Take the lines from the beginning of the material through the line containing "28.5, 27.2, 25.3];" and retype them exactly, leaving the pictures out.

## begin Exercise material

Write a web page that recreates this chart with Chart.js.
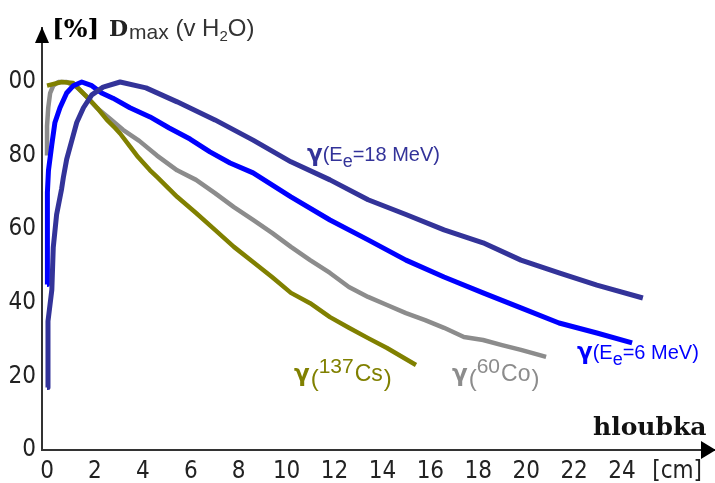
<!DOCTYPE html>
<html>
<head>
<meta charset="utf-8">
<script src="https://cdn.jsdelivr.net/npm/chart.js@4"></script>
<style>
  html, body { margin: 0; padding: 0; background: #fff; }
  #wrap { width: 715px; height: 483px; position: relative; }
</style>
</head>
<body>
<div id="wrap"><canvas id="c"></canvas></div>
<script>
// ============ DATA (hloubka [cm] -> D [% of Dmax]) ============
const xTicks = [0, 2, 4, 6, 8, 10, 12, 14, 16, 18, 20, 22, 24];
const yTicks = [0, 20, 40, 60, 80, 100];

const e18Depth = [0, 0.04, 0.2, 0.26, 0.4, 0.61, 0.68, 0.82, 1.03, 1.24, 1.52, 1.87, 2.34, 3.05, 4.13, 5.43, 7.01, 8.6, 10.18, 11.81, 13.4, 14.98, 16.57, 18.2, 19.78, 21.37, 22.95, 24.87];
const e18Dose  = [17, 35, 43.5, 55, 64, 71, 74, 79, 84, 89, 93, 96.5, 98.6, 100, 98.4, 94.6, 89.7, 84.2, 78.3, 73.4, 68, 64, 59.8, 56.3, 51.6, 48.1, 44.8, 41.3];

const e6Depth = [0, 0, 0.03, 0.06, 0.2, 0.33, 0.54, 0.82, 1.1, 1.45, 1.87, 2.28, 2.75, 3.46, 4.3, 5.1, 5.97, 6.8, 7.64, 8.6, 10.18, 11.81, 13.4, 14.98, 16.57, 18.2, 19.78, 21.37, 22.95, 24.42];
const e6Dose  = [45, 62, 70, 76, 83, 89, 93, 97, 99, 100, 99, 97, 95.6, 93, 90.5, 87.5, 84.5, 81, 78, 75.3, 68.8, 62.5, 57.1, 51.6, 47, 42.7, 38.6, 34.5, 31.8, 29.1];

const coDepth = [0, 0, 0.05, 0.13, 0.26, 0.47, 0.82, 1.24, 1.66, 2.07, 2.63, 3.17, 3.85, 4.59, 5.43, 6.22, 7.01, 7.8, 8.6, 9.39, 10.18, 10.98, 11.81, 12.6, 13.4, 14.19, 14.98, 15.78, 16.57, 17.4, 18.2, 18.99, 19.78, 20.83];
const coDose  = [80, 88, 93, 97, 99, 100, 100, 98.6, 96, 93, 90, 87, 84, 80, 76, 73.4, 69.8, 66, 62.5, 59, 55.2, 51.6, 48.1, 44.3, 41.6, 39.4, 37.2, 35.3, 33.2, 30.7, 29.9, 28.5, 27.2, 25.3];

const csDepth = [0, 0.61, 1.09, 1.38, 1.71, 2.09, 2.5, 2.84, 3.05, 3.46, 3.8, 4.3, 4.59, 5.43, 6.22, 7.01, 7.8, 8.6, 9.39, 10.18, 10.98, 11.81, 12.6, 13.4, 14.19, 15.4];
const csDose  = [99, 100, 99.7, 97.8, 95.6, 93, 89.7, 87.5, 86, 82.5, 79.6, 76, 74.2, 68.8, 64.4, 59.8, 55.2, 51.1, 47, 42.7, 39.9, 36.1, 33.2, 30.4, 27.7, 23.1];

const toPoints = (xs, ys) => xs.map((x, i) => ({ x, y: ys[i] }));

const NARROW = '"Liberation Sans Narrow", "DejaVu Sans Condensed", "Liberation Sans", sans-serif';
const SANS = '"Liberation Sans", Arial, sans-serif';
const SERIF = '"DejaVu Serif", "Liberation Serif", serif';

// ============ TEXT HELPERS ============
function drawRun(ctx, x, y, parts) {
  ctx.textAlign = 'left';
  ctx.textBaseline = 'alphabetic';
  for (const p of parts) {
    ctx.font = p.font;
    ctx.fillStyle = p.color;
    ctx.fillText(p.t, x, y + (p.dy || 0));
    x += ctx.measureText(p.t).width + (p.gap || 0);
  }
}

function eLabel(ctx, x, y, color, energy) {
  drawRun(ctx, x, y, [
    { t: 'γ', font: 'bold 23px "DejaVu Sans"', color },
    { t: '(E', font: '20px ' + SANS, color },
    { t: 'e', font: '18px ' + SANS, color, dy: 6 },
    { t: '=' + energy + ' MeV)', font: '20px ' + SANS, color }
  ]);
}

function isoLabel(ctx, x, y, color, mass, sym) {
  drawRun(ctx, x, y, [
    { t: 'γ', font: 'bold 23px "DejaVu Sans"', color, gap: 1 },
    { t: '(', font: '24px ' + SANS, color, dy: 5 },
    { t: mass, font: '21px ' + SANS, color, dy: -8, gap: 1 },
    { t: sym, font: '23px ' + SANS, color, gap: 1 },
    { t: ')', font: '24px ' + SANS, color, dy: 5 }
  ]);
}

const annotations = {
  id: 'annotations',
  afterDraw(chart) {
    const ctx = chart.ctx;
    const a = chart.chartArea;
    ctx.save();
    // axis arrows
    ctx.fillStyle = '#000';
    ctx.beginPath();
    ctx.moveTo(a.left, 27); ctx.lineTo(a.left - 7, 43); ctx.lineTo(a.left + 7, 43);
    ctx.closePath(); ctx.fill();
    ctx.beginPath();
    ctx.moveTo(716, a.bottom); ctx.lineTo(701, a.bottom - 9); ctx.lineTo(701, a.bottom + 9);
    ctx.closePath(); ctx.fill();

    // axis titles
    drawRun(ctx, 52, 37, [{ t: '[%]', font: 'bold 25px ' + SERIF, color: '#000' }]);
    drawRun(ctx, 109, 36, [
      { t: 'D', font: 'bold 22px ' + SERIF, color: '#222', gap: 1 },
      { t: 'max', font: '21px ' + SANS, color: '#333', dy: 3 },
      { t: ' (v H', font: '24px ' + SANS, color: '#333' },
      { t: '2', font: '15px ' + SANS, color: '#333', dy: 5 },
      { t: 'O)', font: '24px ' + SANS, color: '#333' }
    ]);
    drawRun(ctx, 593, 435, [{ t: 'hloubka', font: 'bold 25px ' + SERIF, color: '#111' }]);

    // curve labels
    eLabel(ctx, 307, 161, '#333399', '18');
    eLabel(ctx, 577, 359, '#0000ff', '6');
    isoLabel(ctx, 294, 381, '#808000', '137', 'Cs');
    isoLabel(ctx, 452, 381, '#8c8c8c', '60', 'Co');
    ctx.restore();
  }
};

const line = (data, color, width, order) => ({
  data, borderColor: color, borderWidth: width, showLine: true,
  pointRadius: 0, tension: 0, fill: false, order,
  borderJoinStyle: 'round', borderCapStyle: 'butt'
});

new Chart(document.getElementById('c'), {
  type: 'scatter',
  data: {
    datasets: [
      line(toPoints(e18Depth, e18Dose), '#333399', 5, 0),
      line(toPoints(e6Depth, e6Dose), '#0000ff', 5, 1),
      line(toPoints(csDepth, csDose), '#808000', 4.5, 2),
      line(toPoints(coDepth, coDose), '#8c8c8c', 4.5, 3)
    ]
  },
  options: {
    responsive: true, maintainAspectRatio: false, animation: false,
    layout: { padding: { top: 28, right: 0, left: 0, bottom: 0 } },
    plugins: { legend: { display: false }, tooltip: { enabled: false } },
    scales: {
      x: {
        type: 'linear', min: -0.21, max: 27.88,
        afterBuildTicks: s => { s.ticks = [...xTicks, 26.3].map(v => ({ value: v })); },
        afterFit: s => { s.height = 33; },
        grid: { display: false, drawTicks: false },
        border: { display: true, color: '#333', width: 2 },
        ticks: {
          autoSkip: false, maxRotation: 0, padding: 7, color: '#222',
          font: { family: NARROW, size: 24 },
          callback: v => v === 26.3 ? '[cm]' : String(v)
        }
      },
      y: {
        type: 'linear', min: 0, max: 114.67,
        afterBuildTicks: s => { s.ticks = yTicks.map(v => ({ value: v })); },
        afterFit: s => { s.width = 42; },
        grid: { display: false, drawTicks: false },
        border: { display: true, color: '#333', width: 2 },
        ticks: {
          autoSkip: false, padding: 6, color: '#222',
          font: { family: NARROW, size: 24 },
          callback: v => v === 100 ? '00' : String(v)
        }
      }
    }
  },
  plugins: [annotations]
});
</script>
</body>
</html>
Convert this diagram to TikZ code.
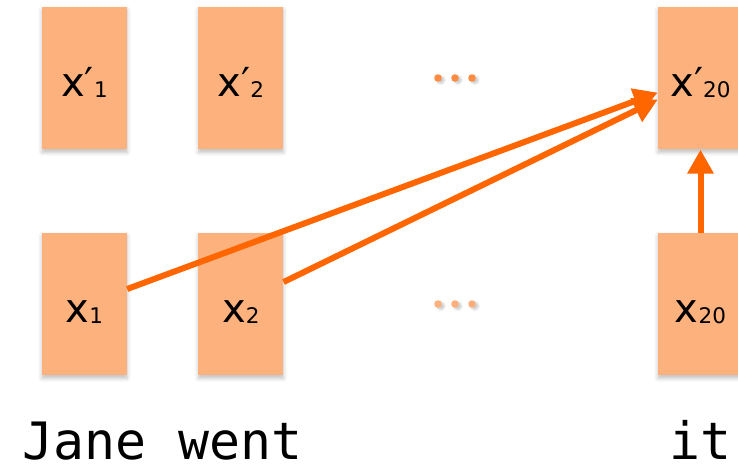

## end Exercise material

- Answer in full:
Write a web page that recreates this chart with Chart.js.
<!DOCTYPE html>
<html>
<head>
<meta charset="utf-8">
<script src="https://cdn.jsdelivr.net/npm/chart.js@4"></script>
<style>
  html, body { margin: 0; padding: 0; background: #fff; }
  #wrap { width: 715px; height: 483px; position: relative; }
</style>
</head>
<body>
<div id="wrap"><canvas id="c"></canvas></div>
<script>
// ============ DATA (hloubka [cm] -> D [% of Dmax]) ============
const xTicks = [0, 2, 4, 6, 8, 10, 12, 14, 16, 18, 20, 22, 24];
const yTicks = [0, 20, 40, 60, 80, 100];

const e18Depth = [0, 0.04, 0.2, 0.26, 0.4, 0.61, 0.68, 0.82, 1.03, 1.24, 1.52, 1.87, 2.34, 3.05, 4.13, 5.43, 7.01, 8.6, 10.18, 11.81, 13.4, 14.98, 16.57, 18.2, 19.78, 21.37, 22.95, 24.87];
const e18Dose  = [17, 35, 43.5, 55, 64, 71, 74, 79, 84, 89, 93, 96.5, 98.6, 100, 98.4, 94.6, 89.7, 84.2, 78.3, 73.4, 68, 64, 59.8, 56.3, 51.6, 48.1, 44.8, 41.3];

const e6Depth = [0, 0, 0.03, 0.06, 0.2, 0.33, 0.54, 0.82, 1.1, 1.45, 1.87, 2.28, 2.75, 3.46, 4.3, 5.1, 5.97, 6.8, 7.64, 8.6, 10.18, 11.81, 13.4, 14.98, 16.57, 18.2, 19.78, 21.37, 22.95, 24.42];
const e6Dose  = [45, 62, 70, 76, 83, 89, 93, 97, 99, 100, 99, 97, 95.6, 93, 90.5, 87.5, 84.5, 81, 78, 75.3, 68.8, 62.5, 57.1, 51.6, 47, 42.7, 38.6, 34.5, 31.8, 29.1];

const coDepth = [0, 0, 0.05, 0.13, 0.26, 0.47, 0.82, 1.24, 1.66, 2.07, 2.63, 3.17, 3.85, 4.59, 5.43, 6.22, 7.01, 7.8, 8.6, 9.39, 10.18, 10.98, 11.81, 12.6, 13.4, 14.19, 14.98, 15.78, 16.57, 17.4, 18.2, 18.99, 19.78, 20.83];
const coDose  = [80, 88, 93, 97, 99, 100, 100, 98.6, 96, 93, 90, 87, 84, 80, 76, 73.4, 69.8, 66, 62.5, 59, 55.2, 51.6, 48.1, 44.3, 41.6, 39.4, 37.2, 35.3, 33.2, 30.7, 29.9, 28.5, 27.2, 25.3];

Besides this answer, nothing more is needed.